# Start of Records for processing

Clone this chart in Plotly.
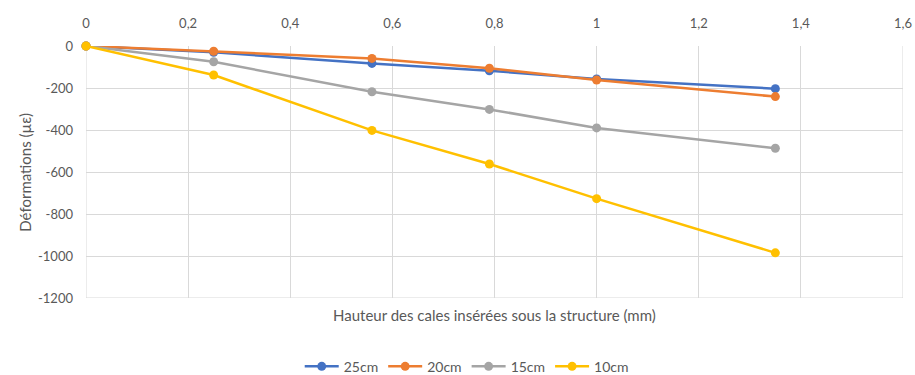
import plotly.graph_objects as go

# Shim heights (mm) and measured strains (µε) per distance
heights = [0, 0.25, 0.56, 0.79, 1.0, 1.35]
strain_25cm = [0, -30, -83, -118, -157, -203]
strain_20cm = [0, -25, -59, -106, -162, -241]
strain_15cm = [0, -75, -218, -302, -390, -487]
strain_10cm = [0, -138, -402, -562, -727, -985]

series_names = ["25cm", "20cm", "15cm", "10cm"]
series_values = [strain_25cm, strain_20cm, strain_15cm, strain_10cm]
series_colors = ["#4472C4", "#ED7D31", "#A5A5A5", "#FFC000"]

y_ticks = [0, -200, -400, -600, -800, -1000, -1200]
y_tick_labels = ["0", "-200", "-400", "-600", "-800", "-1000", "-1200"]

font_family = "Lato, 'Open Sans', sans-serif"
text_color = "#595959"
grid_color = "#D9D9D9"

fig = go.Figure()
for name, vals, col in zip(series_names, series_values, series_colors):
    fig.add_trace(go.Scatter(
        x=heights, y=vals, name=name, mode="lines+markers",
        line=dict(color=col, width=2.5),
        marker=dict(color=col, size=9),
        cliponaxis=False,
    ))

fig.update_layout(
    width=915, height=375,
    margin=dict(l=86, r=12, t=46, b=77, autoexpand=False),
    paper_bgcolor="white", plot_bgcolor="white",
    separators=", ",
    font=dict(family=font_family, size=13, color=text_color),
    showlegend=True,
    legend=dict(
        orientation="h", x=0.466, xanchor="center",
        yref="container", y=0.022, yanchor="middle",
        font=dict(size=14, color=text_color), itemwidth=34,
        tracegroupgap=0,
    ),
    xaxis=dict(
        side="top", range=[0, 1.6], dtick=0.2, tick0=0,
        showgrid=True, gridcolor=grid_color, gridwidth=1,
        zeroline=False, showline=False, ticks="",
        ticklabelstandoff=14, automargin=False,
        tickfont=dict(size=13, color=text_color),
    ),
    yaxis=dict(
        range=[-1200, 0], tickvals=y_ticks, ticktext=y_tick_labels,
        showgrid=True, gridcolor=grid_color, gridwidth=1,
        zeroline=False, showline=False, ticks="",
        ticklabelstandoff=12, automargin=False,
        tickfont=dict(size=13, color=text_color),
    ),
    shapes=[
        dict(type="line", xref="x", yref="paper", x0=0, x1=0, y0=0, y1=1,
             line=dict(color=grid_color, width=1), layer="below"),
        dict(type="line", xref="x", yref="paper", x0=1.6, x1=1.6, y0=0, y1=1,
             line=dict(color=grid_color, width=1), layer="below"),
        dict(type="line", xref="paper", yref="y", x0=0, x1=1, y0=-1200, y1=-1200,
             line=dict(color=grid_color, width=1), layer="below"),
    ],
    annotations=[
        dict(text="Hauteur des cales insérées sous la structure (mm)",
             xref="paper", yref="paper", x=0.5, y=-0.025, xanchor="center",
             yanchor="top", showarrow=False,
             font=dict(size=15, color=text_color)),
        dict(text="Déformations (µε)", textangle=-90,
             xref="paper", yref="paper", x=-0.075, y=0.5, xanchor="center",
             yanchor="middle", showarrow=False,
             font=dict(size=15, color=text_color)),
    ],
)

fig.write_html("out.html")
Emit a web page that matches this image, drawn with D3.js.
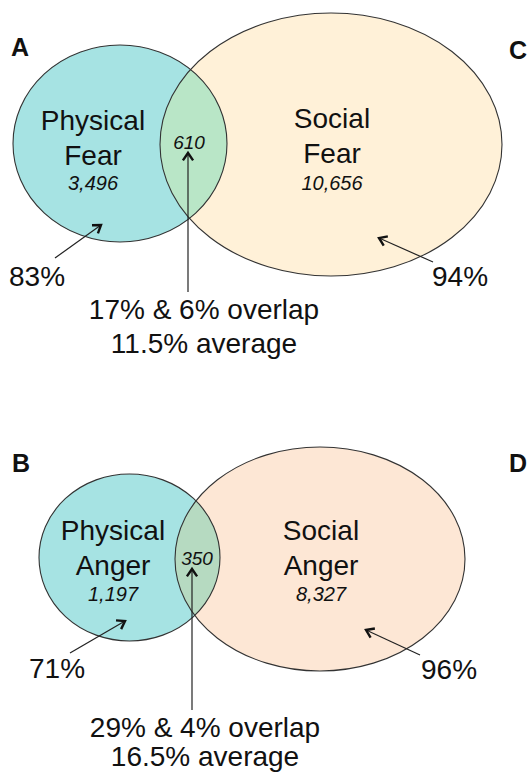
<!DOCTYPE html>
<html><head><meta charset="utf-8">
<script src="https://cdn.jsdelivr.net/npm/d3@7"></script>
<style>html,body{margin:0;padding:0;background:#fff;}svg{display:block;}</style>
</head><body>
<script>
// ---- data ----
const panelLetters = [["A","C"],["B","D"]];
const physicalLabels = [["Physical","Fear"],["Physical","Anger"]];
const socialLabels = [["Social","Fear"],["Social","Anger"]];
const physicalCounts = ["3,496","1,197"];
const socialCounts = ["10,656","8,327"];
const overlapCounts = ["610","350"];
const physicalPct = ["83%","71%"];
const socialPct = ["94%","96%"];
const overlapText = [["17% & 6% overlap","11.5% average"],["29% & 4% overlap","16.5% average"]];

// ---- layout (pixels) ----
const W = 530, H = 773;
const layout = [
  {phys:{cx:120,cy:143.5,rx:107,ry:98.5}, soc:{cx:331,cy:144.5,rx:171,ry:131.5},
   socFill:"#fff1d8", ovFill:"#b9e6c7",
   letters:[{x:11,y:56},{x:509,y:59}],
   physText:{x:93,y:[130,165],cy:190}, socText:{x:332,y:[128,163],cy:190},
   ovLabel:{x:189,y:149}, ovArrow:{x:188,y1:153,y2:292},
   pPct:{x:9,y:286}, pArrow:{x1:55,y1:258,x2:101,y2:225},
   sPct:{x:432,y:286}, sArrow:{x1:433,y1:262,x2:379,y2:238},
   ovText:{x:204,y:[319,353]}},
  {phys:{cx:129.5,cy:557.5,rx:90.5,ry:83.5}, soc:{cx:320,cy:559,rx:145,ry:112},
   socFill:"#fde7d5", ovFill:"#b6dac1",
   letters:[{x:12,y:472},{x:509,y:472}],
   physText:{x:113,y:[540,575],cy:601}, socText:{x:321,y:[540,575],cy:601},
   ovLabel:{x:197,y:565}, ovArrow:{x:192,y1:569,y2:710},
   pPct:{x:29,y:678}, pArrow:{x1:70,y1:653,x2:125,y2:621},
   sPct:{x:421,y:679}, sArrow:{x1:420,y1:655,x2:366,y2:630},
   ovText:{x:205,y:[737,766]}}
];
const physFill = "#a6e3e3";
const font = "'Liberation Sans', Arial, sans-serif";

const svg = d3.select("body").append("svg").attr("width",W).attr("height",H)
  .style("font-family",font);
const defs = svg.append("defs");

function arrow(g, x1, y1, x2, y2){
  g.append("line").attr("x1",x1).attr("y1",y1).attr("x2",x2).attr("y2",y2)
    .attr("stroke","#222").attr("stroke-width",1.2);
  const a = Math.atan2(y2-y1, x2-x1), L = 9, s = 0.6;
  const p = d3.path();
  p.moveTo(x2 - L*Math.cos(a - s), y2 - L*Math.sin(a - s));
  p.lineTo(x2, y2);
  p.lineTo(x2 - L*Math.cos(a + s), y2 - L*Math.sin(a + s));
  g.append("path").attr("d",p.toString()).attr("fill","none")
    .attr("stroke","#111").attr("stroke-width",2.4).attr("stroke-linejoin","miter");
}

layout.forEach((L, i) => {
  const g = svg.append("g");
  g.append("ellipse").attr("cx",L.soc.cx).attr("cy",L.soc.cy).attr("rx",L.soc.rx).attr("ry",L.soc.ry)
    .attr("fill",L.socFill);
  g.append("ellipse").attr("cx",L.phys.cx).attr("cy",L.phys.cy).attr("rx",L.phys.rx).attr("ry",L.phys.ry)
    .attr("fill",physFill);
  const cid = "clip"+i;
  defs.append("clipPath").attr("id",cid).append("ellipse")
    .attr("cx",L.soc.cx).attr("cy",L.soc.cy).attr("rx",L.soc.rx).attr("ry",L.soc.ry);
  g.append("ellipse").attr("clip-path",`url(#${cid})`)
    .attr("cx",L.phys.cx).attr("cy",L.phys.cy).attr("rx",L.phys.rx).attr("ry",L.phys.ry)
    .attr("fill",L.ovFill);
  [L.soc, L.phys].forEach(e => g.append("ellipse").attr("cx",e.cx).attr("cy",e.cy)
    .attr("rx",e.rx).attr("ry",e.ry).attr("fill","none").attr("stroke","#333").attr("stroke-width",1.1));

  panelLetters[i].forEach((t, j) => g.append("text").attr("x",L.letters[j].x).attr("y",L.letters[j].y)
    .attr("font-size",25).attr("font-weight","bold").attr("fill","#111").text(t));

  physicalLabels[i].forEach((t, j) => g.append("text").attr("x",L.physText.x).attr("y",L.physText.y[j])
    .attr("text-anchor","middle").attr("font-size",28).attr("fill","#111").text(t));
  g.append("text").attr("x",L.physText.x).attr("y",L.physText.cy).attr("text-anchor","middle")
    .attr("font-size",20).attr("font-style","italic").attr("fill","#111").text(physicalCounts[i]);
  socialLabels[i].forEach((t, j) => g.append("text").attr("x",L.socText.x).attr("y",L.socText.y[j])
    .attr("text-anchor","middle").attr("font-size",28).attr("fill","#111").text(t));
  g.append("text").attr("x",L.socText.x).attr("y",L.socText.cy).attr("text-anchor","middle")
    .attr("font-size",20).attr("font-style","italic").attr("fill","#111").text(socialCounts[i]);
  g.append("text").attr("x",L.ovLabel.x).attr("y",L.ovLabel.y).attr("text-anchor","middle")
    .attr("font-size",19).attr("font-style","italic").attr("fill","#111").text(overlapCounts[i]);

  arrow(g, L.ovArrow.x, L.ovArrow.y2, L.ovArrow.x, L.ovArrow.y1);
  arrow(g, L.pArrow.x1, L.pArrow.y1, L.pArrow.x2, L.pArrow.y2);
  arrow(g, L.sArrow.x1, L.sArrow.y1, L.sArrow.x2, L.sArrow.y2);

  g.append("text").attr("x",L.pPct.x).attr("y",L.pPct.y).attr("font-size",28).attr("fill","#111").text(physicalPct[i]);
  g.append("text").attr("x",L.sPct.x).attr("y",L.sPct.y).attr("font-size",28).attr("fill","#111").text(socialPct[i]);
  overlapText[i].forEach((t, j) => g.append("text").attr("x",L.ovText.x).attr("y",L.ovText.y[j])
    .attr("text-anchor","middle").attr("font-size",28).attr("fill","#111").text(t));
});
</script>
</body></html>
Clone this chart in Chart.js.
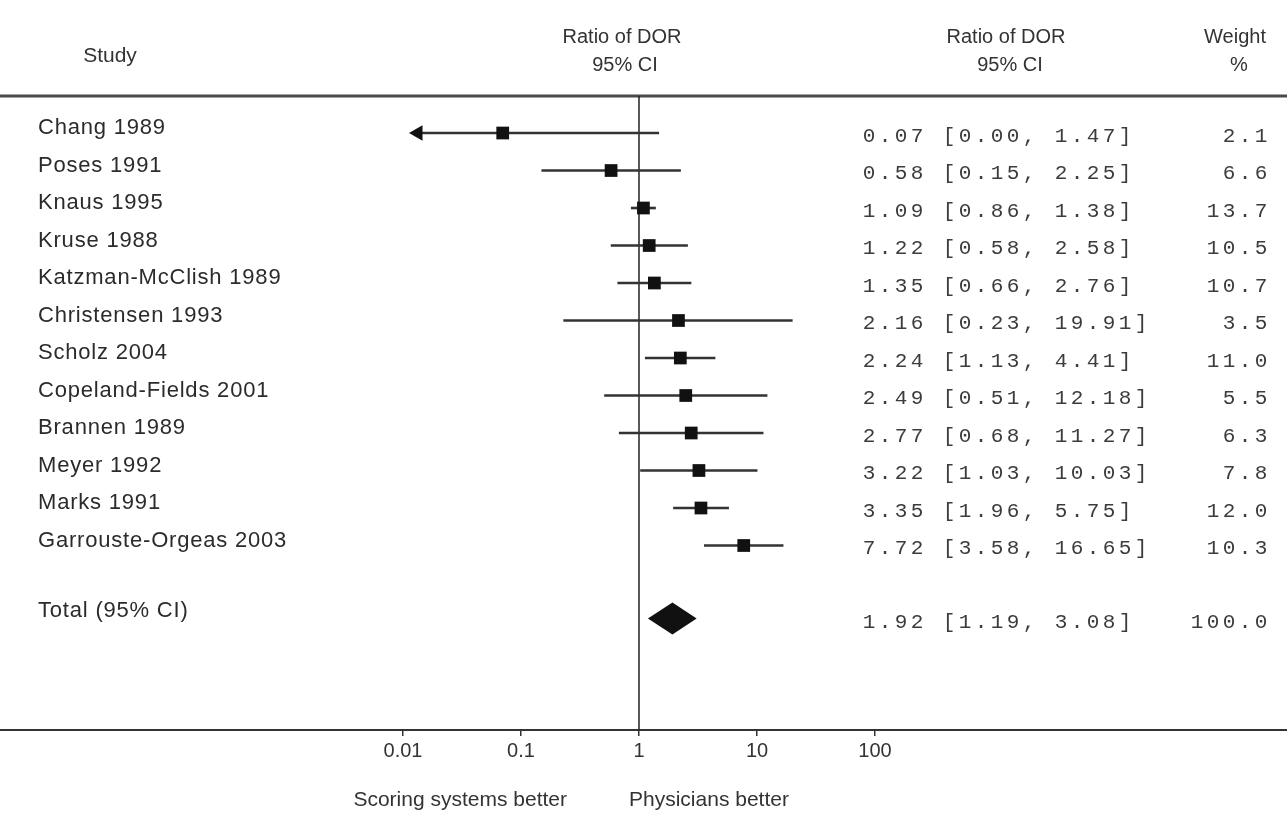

# End of Records for processing

(Exercise)
Look at the listing and set down only the lines from its start through the line with "strain_10cm = [0, -138, -402, -562, -727, -985]", word for word and without pictures.

(Answer in full)
Clone this chart in Plotly.
import plotly.graph_objects as go

# Shim heights (mm) and measured strains (µε) per distance
heights = [0, 0.25, 0.56, 0.79, 1.0, 1.35]
strain_25cm = [0, -30, -83, -118, -157, -203]
strain_20cm = [0, -25, -59, -106, -162, -241]
strain_15cm = [0, -75, -218, -302, -390, -487]
strain_10cm = [0, -138, -402, -562, -727, -985]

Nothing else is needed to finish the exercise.